Tanzanians elect first albino to parliament

Image caption, Albinos in Tanzania have become targets for body-snatchers seeking to sell them to witch doctors

An albino has been elected as an MP in Tanzania for the first time.

"This win is a victory not only for me but also for all the albinos in this country," Salum Khalfani Bar'wani, from the opposition Cuf party, told the BBC.

Albinos have suffered widespread persecution in Tanzania, where witch doctors say magic potions made with albino body parts can bring good luck.

The government has been campaigning against the discrimination, and an albino MP was appointed two years ago.

But Al-Shymaa Kway-Geer was nominated by the president who is able to appoint 10 unelected members of parliament.

Over the past few years dozens of albinos have been killed in Tanzania, targets of body-snatchers, and the killings have spread to neighbouring Burundi.

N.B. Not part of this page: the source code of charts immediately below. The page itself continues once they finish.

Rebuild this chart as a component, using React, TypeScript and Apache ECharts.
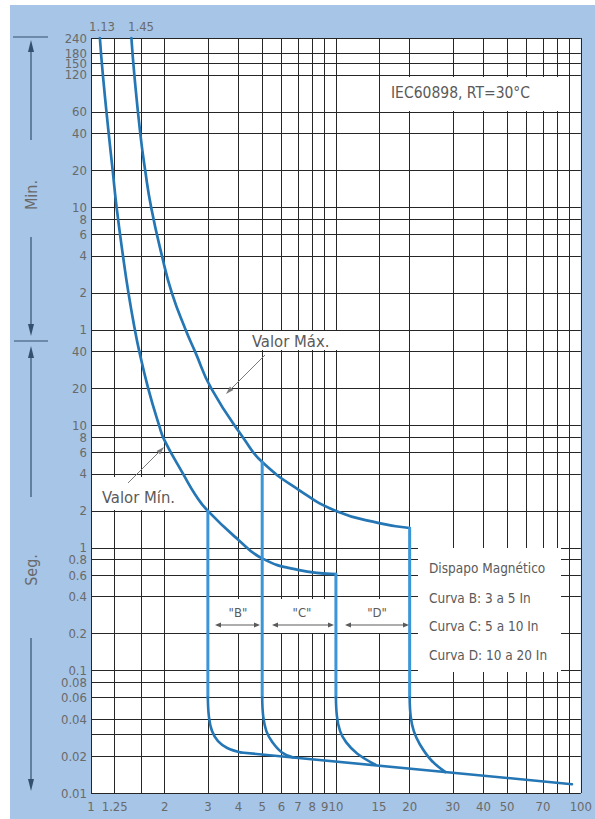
import React, { useEffect, useRef } from "react";
import * as echarts from "echarts";

// ---- axis grid & labels ----
const xGridValues = [1, 1.25, 1.6, 2, 3, 4, 5, 6, 7, 8, 9, 10, 15, 20, 30, 40, 50, 60, 70, 80, 90, 100];
const xLabelValues = [1, 1.25, 2, 3, 4, 5, 6, 7, 8, 9, 10, 15, 20, 30, 40, 50, 70, 100];
// y axis in seconds (upper part labelled in minutes)
const yGridValues = [
  0.01, 0.02, 0.03, 0.04, 0.06, 0.08, 0.1, 0.2, 0.4, 0.6, 0.8, 1, 2, 4, 6, 8, 10, 20, 40,
  60, 120, 240, 360, 480, 600, 1200, 2400, 3600, 7200, 9000, 10800, 14400,
];
const yLabelValues = [
  0.01, 0.02, 0.04, 0.06, 0.08, 0.1, 0.2, 0.4, 0.6, 0.8, 1, 2, 4, 6, 8, 10, 20, 40,
  60, 120, 240, 360, 480, 600, 1200, 2400, 3600, 7200, 9000, 10800, 14400,
];
const yLabelTexts = [
  "0.01", "0.02", "0.04", "0.06", "0.08", "0.1", "0.2", "0.4", "0.6", "0.8", "1", "2", "4", "6", "8", "10", "20", "40",
  "1", "2", "4", "6", "8", "10", "20", "40", "60", "120", "150", "180", "240",
];

// ---- curves [In multiple, time s] ----
const minCurve = [
  [1.087, 14400], [1.118, 7200], [1.181, 2400], [1.226, 1200], [1.272, 600], [1.351, 240], [1.422, 120],
  [1.511, 60], [1.575, 40], [1.712, 20], [1.896, 10], [1.994, 7.57], [2.39, 3.93], [2.67, 2.7], [3, 2],
  [4, 1.16], [5, 0.82], [7, 0.66], [10, 0.61],
];
const maxCurve = [
  [1.462, 14400], [1.503, 7200], [1.589, 2400], [1.664, 1200], [1.76, 600], [1.949, 240], [2.138, 120],
  [2.434, 60], [2.658, 40], [3.097, 20], [4.244, 7.57], [5, 5], [7.07, 2.96], [10, 2], [15, 1.59], [20, 1.45],
];
const vertB = [[3, 2], [3, 0.06]];
const vertC = [[5, 5], [5, 0.06]];
const vertD = [[10, 0.61], [10, 0.06]];
const vertE = [[20, 1.45], [20, 0.06]];
const bendB = [[3, 0.06], [3.03, 0.042], [3.12, 0.032], [3.3, 0.0265], [3.6, 0.0233], [4.1, 0.0214]];
const bendC = [[5, 0.06], [5.05, 0.042], [5.2, 0.032], [5.5, 0.026], [6, 0.0215], [6.7, 0.0195]];
const bendD = [[10, 0.06], [10.1, 0.042], [10.4, 0.032], [11, 0.026], [12.2, 0.021], [14.5, 0.017]];
const bendE = [[20, 0.06], [20.2, 0.042], [20.8, 0.032], [22, 0.025], [24.5, 0.0185], [28, 0.0148]];
const baseLine = [[4.1, 0.0214], [92, 0.0118]];

const FONT = '"DejaVu Sans Condensed", "Liberation Sans Narrow", "DejaVu Sans", sans-serif';
const CURVE = "#2476b4";
const VERT = "#3b95d8";
const ARROW = "#34506e";
const GREY = "#5a5a5a";

function txt(text: string, x: number, y: number, size: number, extra: any = {}) {
  return {
    type: "text",
    x,
    y,
    z: 5,
    silent: true,
    ...extra,
    style: {
      text,
      fill: extra.fill || GREY,
      font: `${size}px ${FONT}`,
      align: extra.align || "left",
      verticalAlign: "middle",
      textAlign: extra.align || "left",
      textVerticalAlign: "middle",
    },
  };
}
function whiteRect(x: number, y: number, w: number, h: number) {
  return { type: "rect", z: 1, silent: true, shape: { x, y, width: w, height: h }, style: { fill: "#ffffff" } };
}
function seg(x1: number, y1: number, x2: number, y2: number, color: string, w = 1.2) {
  return { type: "line", z: 5, silent: true, shape: { x1, y1, x2, y2 }, style: { stroke: color, lineWidth: w } };
}
function head(tx: number, ty: number, dx: number, dy: number, len: number, hw: number, color: string) {
  const bx = tx - dx * len;
  const by = ty - dy * len;
  return {
    type: "polygon",
    z: 5,
    silent: true,
    shape: { points: [[tx, ty], [bx - dy * hw, by + dx * hw], [bx + dy * hw, by - dx * hw]] },
    style: { fill: color },
  };
}

function lineSeries(data: number[][], color: string, width: number, smooth: number | boolean) {
  return {
    type: "line",
    data,
    smooth,
    symbol: "none",
    showSymbol: false,
    silent: true,
    z: 4,
    lineStyle: { color, width, cap: "round", join: "round" },
  };
}

export default function App() {
  const ref = useRef<HTMLDivElement>(null);
  useEffect(() => {
    if (!ref.current) return;
    const chart = echarts.init(ref.current, undefined, { renderer: "svg" });
    const yFmt = (v: number) => {
      for (let i = 0; i < yLabelValues.length; i++) {
        if (Math.abs(Math.log10(v) - Math.log10(yLabelValues[i])) < 1e-6) return yLabelTexts[i];
      }
      return "";
    };
    const s2 = Math.SQRT1_2;
    chart.setOption({
      animation: false,
      backgroundColor: "#ffffff",
      grid: {
        left: 91,
        top: 38,
        right: 7,
        bottom: 26,
        show: true,
        backgroundColor: "#ffffff",
        borderWidth: 0,
        containLabel: false,
      },
      xAxis: {
        type: "log",
        logBase: 10,
        min: 1,
        max: 100,
        axisLine: { show: false },
        axisTick: { show: false, customValues: xGridValues },
        splitLine: { show: true, lineStyle: { color: "#262626", width: 1 } },
        minorSplitLine: { show: false },
        axisLabel: {
          customValues: xLabelValues,
          formatter: (v: number) => String(v),
          color: "#6a6a6a",
          fontSize: 13,
          fontFamily: FONT,
          margin: 7,
        },
      },
      yAxis: {
        type: "log",
        logBase: 10,
        min: 0.01,
        max: 14400,
        axisLine: { show: false },
        axisTick: { show: false, customValues: yGridValues },
        splitLine: { show: true, lineStyle: { color: "#262626", width: 1 } },
        minorSplitLine: { show: false },
        axisLabel: {
          customValues: yLabelValues,
          formatter: yFmt,
          color: "#6a6a6a",
          fontSize: 13,
          fontFamily: FONT,
          margin: 4,
        },
      },
      graphic: [
        { type: "rect", z: -10, silent: true, shape: { x: 10, y: 5, width: 585, height: 814 }, style: { fill: "#a6c5e7" } },
        // boxes behind texts
        whiteRect(384, 77, 174, 34),
        whiteRect(418, 548, 143, 124),
        whiteRect(249, 331, 90, 19),
        whiteRect(99, 477, 86, 33),
        whiteRect(212, 599, 51, 34),
        whiteRect(267, 599, 72, 34),
        whiteRect(342, 599, 70, 34),
        txt("IEC60898, RT=30°C", 391, 93, 15.5),
        txt("Dispapo Magnético", 429, 568, 13.5),
        txt("Curva B: 3 a 5 In", 429, 598, 13.5),
        txt("Curva C: 5 a 10 In", 429, 626, 13.5),
        txt("Curva D: 10 a 20 In", 429, 655, 13.5),
        txt("Valor Máx.", 252, 341, 16.5),
        txt("Valor Mín.", 102, 497, 16.5),
        txt('"B"', 238, 612, 13, { align: "center" }),
        txt('"C"', 302, 612, 13, { align: "center" }),
        txt('"D"', 377, 612, 13, { align: "center" }),
        txt("1.13", 102, 26, 13, { align: "center", fill: "#6a6a6a" }),
        txt("1.45", 141, 26, 13, { align: "center", fill: "#6a6a6a" }),
        txt("Min.", 31, 195, 16, { align: "center", rotation: Math.PI / 2, fill: "#6a6a6a" }),
        txt("Seg.", 31, 570, 16, { align: "center", rotation: Math.PI / 2, fill: "#6a6a6a" }),
        // B/C/D double arrows
        seg(217, 625, 258, 625, GREY, 1),
        head(215, 625, -1, 0, 6, 2.5, GREY),
        head(260, 625, 1, 0, 6, 2.5, GREY),
        seg(274, 625, 332, 625, GREY, 1),
        head(272, 625, -1, 0, 6, 2.5, GREY),
        head(334, 625, 1, 0, 6, 2.5, GREY),
        seg(347, 625, 407, 625, GREY, 1),
        head(345, 625, -1, 0, 6, 2.5, GREY),
        head(409, 625, 1, 0, 6, 2.5, GREY),
        // Valor arrows
        seg(265, 355, 230, 390, "#7a7a7a", 1),
        head(226, 394, -s2, s2, 8, 2.5, "#7a7a7a"),
        seg(128, 483, 160, 451, "#7a7a7a", 1),
        head(164, 447, s2, -s2, 8, 2.5, "#7a7a7a"),
        // left side time-unit arrows
        seg(13, 37, 48, 37, ARROW, 1.2),
        seg(31, 48, 31, 140, ARROW, 1.2),
        head(31, 40, 0, -1, 12, 3, ARROW),
        seg(31, 237, 31, 326, ARROW, 1.2),
        head(31, 336, 0, 1, 12, 3, ARROW),
        seg(14, 341, 48, 341, ARROW, 1.2),
        head(31, 346, 0, -1, 12, 3, ARROW),
        seg(31, 356, 31, 497, ARROW, 1.2),
        seg(31, 638, 31, 781, ARROW, 1.2),
        head(31, 791, 0, 1, 12, 3, ARROW),
      ],
      series: [
        lineSeries(minCurve, CURVE, 2.7, 0.5),
        lineSeries(maxCurve, CURVE, 2.7, 0.5),
        lineSeries(vertB, VERT, 3, false),
        lineSeries(vertC, VERT, 3, false),
        lineSeries(vertD, VERT, 3, false),
        lineSeries(vertE, VERT, 3, false),
        lineSeries(bendB, CURVE, 2.6, 0.4),
        lineSeries(bendC, CURVE, 2.6, 0.4),
        lineSeries(bendD, CURVE, 2.6, 0.4),
        lineSeries(bendE, CURVE, 2.6, 0.4),
        lineSeries(baseLine, CURVE, 2.6, false),
      ],
    });
    return () => chart.dispose();
  }, []);
  return <div ref={ref} style={{ position: "absolute", left: 0, top: 0, width: 595, height: 819 }} />;
}
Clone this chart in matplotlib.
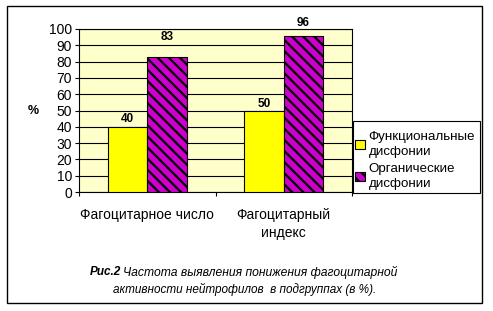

In August a court in Tanzania sentenced a Kenyan to 17 years in jail on charges of trying to sell an albino person.


Mr Bar'wani said he was grateful to the constituents in Lindi Urban, in the remote south-east of the country, for electing him.

"My joy has no end," he told the BBC Swahili Service.

"The people of Lindi have used their wisdom and have appreciated clearly that albinos are capable.

"I am so touched that this is the first time in the electoral history of this country for an albino to be elected by the people in a popular contest to be their representative in parliament - and not through sympathy votes or decisions."

He said his success also showed people in Lindi where tired of the leadership of the ruling CCM party.

So far five cabinet ministers from the ruling party have lost their seats to the opposition in the elections.

Incumbent President Jakaya Kikwete is expected to win the presidential poll, although he faces a strong challenge from former priest Willibrod Slaa and university professor Ibrahim Lipumba, among six opposition candidates.

On Monday, opposition supporters held protests in several parts of the country at the slow pace of announcing the result of Sunday's general election.